By Staff | Jun 3, 2008

Kathy Mattea, born in South Charleston, has been creating the modern sound of country music for decades. She’s a Grammy winning singer who’s world-famous for such hits as “18 Wheels and a Dozen Roses,” “Where’ve You Been,” and “Battle Hymn of Love.” Recently, she’s taken that sound back in time with her new CD, “Coal.” You can read more at www.mattea.com.

Graffiti: You just played an environmental benefit concert in Nashville. How did you get involved with that?

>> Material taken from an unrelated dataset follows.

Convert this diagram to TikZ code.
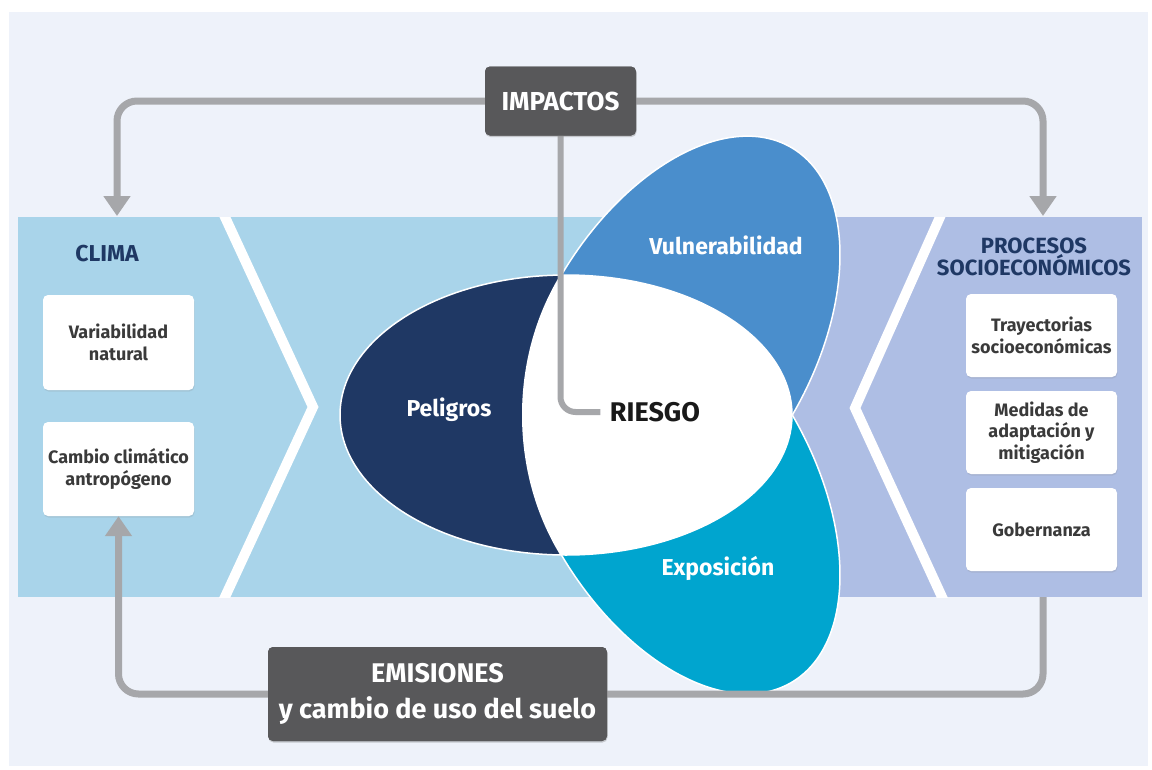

Kathy Mattea: It was a large clean up for a recreational lake. It had not been touched in 50 years. I’ve been involved in environmental causes for a long time. It’s nice to be of service. I spent lots of time on that lake, with friends who had a sailboat when I was waiting tables in Nashville.

Graffiti: Though you grew up in West Virginia, your Web site says you didn’t think you had an ear for Appalachian music. How did you study up on the genre?

Kathy Mattea: I grew up listening to it, but not singing it. I didn’t have any mentoring. I had to go steep myself in it. I took six months on one song. Stylistically, I had to strip away the layers of my own style. Then, I focused on the lyrics. If there aren’t any words, people won’t believe it. I learned hundreds of songs, every week I would drop one or two. I wanted to make sure that there was a wide range, melodically and stylistically. I also wanted to have songs about the social justice, black lung, the community.


Graffiti: Do you have any family members who were miners?

Kathy Mattea: Both my grandfathers were miners. My dad was the first out of the business. My brother works for the mines, but on a barge.

Graffiti: How often do you perform in West Virginia?

Kathy Mattea: Pretty often. I do a few gigs a year there. I also go home to visit my family.


Graffiti: Were any of your family members musical?

Kathy Mattea: My dad had a gorgeous voice. My mom couldn’t carry a tune to save her life. But my mom really stewarded my interest in music. She took me to my guitar lessons, piano lessons, for my musical plays. She worked very hard not to be a stage mom, but she was a fierce advocate for her kids. Before I had a driver’s license, I auditioned for a play and she waited in the car. Even when I got the part, she’d drive me to all the rehearsals, but stay outside.


Graffiti: You’ve rediscovered Appalachian music. Are there other genres you’d like to explore?

Kathy Mattea: I kind of explored Celtic music for a while; I went to Scotland and I have an Irish fiddle player in the band. But when I discovered Appalachian music, I thought, “This is a whole world.” I’ve been listening to sacred harp singing, which is a folk choral tradition in the South. There’s a group that meets a block from my house and I just dropped in. I haven’t decided if I’m going to do a “Coal, Vol. 2” or some other approach. I feel so alive when I’m singing! The songs are so simple … I’m constantly fighting not to put more bells and whistles in. I have a friend in Nashville who said, “Anytime you’re trying to record music in a commercial way, you subvert its purpose.”